Infine il tragico epilogo: il nonno e il cugino di Pavlik, per dar sfogo alla sete di vendetta, decisero di uccidere l’adolescente, pugnalandolo in una foresta vicino al villaggio. Successivamente, i due responsabili sarebbero stati condannati alla pena capitale.
Il falso eroe
Le dinamiche della storia, fuse con la drammatica conclusione, fecero di Pavel Trofimovich Morozov un martire ed eroe della patria.
Per più di mezzo secolo Pavlik è stato un esempio per tutti i bambini sovietici: lo Stato è la cosa più importante e l’idea era anche di incoraggiare i bambini a tenere informate le autorità sul comportamento dei genitori.
La storia reale divergerebbe completamente da quella ufficiale, dall’attrazione di Pavlik nei confronti del comunismo fino alla sua denuncia rivolta contro il padre. Il ragazzo era in realtà un semplice contadino semi-analfabeta e non è mai stato parte dei Giovani Pionieri, in quanto nel suo villaggio non ne esisteva alcun nucleo. Affibbiandogli questa carica, tuttavia, le autorità potevano etichettare gli esecutori del suo omicidio come traditori della patria e terroristi politici. Inoltre, nei documenti del fascicolo penale non è mai stato trovato alcun rapporto del piccolo Morozov contro suo padre.
Pavel Trofimovich Morozov, strumento della propaganda
Secondo Yuri Droujnikov, scrittore russo ed autore di una biografia di Pavlick, è altamente probabile che questa storia sia stata inventata dai servizi segreti sovietici per fini di propaganda.
Quel che sappiamo per certo è che in ogni potere totalitario vi è stata una storia simile. Quello di Morozov non è affatto un caso isolato. Anche nella Germania nazista c’era una ragazzo divenuto eroe per essere caduto in giovane età difendendo le sue idee, affini a quelle del regime. In Italia il fascismo ha idolatrato i Balilla.
Pavlik è una delle pietre miliari delle fondamenta sovietiche, se dimostriamo che lui è un falso, possiamo mostrare che il mito dell’Urss non è come dicono; tanto più adesso che i nostri leader cercano di riabilitare il vecchio sistema.
Queste le parole di Anna Pastukhova, componente dell’associazione Memorial che si occupa di riabilitare e portare alla luce le vittime del regime sovietico.

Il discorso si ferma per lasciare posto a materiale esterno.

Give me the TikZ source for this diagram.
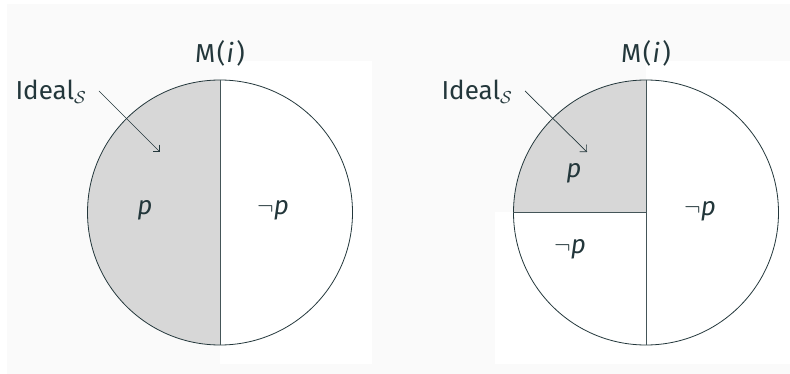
\documentclass[tikz,border=0pt]{standalone}
\usepackage{fontspec}
\usetikzlibrary{arrows.meta}
\setmainfont{Fira Sans}
\definecolor{mtext}{HTML}{23373B}
\definecolor{mbg}{HTML}{FAFAFA}
\definecolor{ideal}{HTML}{D7D7D7}
\newcommand{\worldsof}{M\kern1.5pt(\kern1.5pt\textit{i}\kern2.5pt)}
\begin{document}
\begin{tikzpicture}[x=1pt,y=-1pt]
        \tikzstyle{txt}=[text=mtext, font=\fontsize{26}{30}\selectfont, inner sep=0pt]
        \tikzstyle{disk}=[circle, draw=mtext, line width=0.8pt, minimum size=265pt, inner sep=0pt]
        \tikzstyle{divide}=[draw=mtext!85, line width=0.8pt]
        \tikzstyle{pointer}=[-{Straight Barb[length=5pt,width=10pt]}, draw=mtext, line width=0.7pt]

        \useasboundingbox (0,0) rectangle (790,374);
        \fill[mbg] (7,4) rectangle (790,374);
        \fill[white] (220,61) rectangle (372,364);
        \fill[white] (646,61) rectangle (790,364);
        \fill[white] (495,212.5) rectangle (646,364);

        % left: half of the worlds
        \begin{scope}
            \clip (80,70) rectangle (220,350);
            \fill[ideal] (220,212.5) circle (132.5);
        \end{scope}
        \node[disk] (diskL) at (220,212.5) {};
        \draw[divide] (diskL.north) -- (diskL.south);

        \node[txt] (titleL) at (220,53) {\worldsof};
        \node[txt] (idealL) at (51,92) {Ideal$_{\mathcal{S}}$};
        \node[txt] (pL) at (145,210) {\textit{p}};
        \node[txt] (npL) at (273,210) {$\neg$\textit{p}};

        \coordinate (fromL) at (99,91);
        \coordinate (tipL) at (160,152);
        \draw[pointer] (fromL) -- (tipL);

        % right: a quarter of the worlds
        \begin{scope}
            \clip (505,70) rectangle (646,212.5);
            \fill[ideal] (646,212.5) circle (132.5);
        \end{scope}
        \node[disk] (diskR) at (646,212.5) {};
        \draw[divide] (diskR.north) -- (diskR.south);
        \draw[divide] (diskR.west) -- (diskR.center);

        \node[txt] (titleR) at (646,53) {\worldsof};
        \node[txt] (idealR) at (477,92) {Ideal$_{\mathcal{S}}$};
        \node[txt] (pR) at (574,173) {\textit{p}};
        \node[txt] (npR) at (700,211) {$\neg$\textit{p}};
        \node[txt] (npQ) at (570,249) {$\neg$\textit{p}};

        \coordinate (fromR) at (525,91);
        \coordinate (tipR) at (587,152);
        \draw[pointer] (fromR) -- (tipR);
\end{tikzpicture}
\end{document}
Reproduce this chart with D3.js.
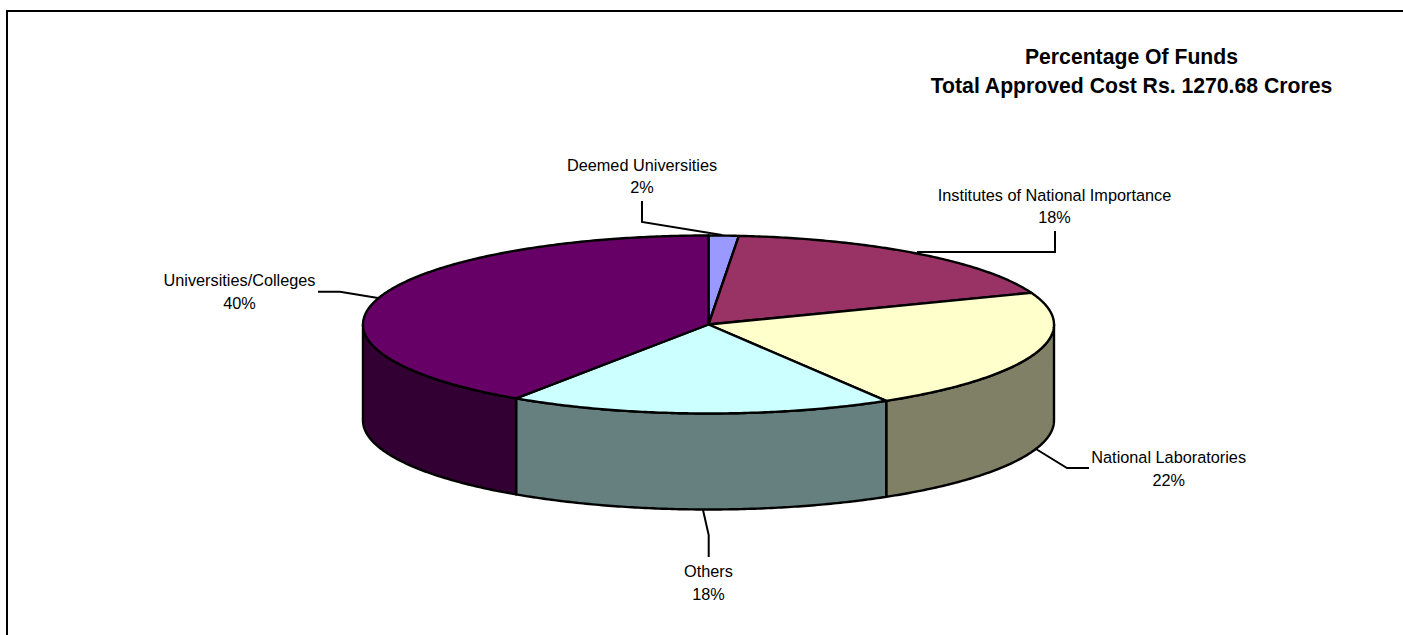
<!DOCTYPE html>
<html><head><meta charset="utf-8">
<script src="https://cdnjs.cloudflare.com/ajax/libs/d3/7.8.5/d3.min.js"></script>
<style>html,body{margin:0;padding:0;background:#fff}svg{display:block}text{font-family:"Liberation Sans",Arial,sans-serif;fill:#000}</style>
</head><body><svg id="c" width="1403" height="635"></svg>
<script>
const categories=["Deemed Universities","Institutes of National Importance","National Laboratories","Others","Universities/Colleges"];
const values=[1.4,17.8,22.2,18.0,40.6];
const percentLabels=["2%","18%","22%","18%","40%"];
const topColors=["#9999FF","#993366","#FFFFCC","#CCFFFF","#660066"];
const sideColors=["#4D4D80","#4D1A33","#808066","#668080","#330033"];
const titleLines=["Percentage Of Funds","Total Approved Cost Rs. 1270.68 Crores"];
const labelAnchors=[[642,171],[1054.5,200.7],[1168.7,463.2],[708.5,577.2],[239.5,286.4]];
const leaders=[[[642,201],[642,222],[722,235]],[[1055,231],[1055,252],[917,252]],[[1089,468],[1067,468],[1036,449]],[[708.7,557],[708.7,535],[703,510]],[[318,291.7],[340,291.7],[378,298]]];

const svg=d3.select("#c");
const cx=708.5,cy=324.5,rx=345.5,ry=89,depth=96;
const sx=d3.scaleLinear().domain([-1,1]).range([cx-rx,cx+rx]);
const sy=d3.scaleLinear().domain([-1,1]).range([cy-ry,cy+ry]);
const pt=(a,d=0)=>[sx(Math.sin(a)),sy(-Math.cos(a))+d];
const line=d3.line();
const sample=(a0,a1)=>{const n=Math.max(2,Math.ceil(Math.abs(a1-a0)/0.01));return d3.range(n+1).map(i=>a0+(a1-a0)*i/n);};
const arcs=d3.pie().sort(null).value(d=>d)(values);

// frame
svg.append("path").attr("d",line([[7,635],[7,11],[1403,11]])).attr("fill","none").attr("stroke","#000").attr("stroke-width",2);

// walls (front half only)
const PI=Math.PI;
arcs.forEach((d,i)=>{
  const a0=Math.max(d.startAngle,PI/2),a1=Math.min(d.endAngle,3*PI/2);
  if(a1<=a0)return;
  const s=sample(a0,a1);
  const pts=s.map(a=>pt(a)).concat(s.slice().reverse().map(a=>pt(a,depth)));
  svg.append("path").attr("d",line(pts)+"Z").attr("fill",sideColors[i]).attr("stroke","#000").attr("stroke-width",2.4).attr("stroke-linejoin","round");
});
// top faces
arcs.forEach((d,i)=>{
  const pts=[[sx(0),sy(0)]].concat(sample(d.startAngle,d.endAngle).map(a=>pt(a)));
  svg.append("path").attr("d",line(pts)+"Z").attr("fill",topColors[i]).attr("stroke","#000").attr("stroke-width",2.4).attr("stroke-linejoin","round");
});
// leaders
leaders.forEach(l=>svg.append("path").attr("d",line(l)).attr("fill","none").attr("stroke","#000").attr("stroke-width",2));
// labels
categories.forEach((c,i)=>{
  const [x,y]=labelAnchors[i];
  const t=svg.append("text").attr("text-anchor","middle").attr("font-size",16.3);
  t.append("tspan").attr("x",x).attr("y",y).text(c);
  t.append("tspan").attr("x",x).attr("y",y+22.4).text(percentLabels[i]);
});
// title
const title=svg.append("text").attr("text-anchor","middle").attr("font-size",21.2).attr("font-weight","bold");
titleLines.forEach((s,i)=>title.append("tspan").attr("x",1131.5).attr("y",[64,92.7][i]).text(s));
</script></body></html>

L’attivista ricorda inoltre come nel recente passato i tentativi d’indagine su Pavel Trofimovich Morozov fossero stati bloccati dall’Fbs, il successore del Kgb.
Più di vent’anni fa, l’ufficio del procuratore generale della Russia ha rigettato la richiesta di riabilitare gli assassini condannati per l’omicidio di Pavlik. Anche l’Alta Corte russa ha confermato la versione sovietica degli eventi. Le prove, però, continuano ad essere introvabili.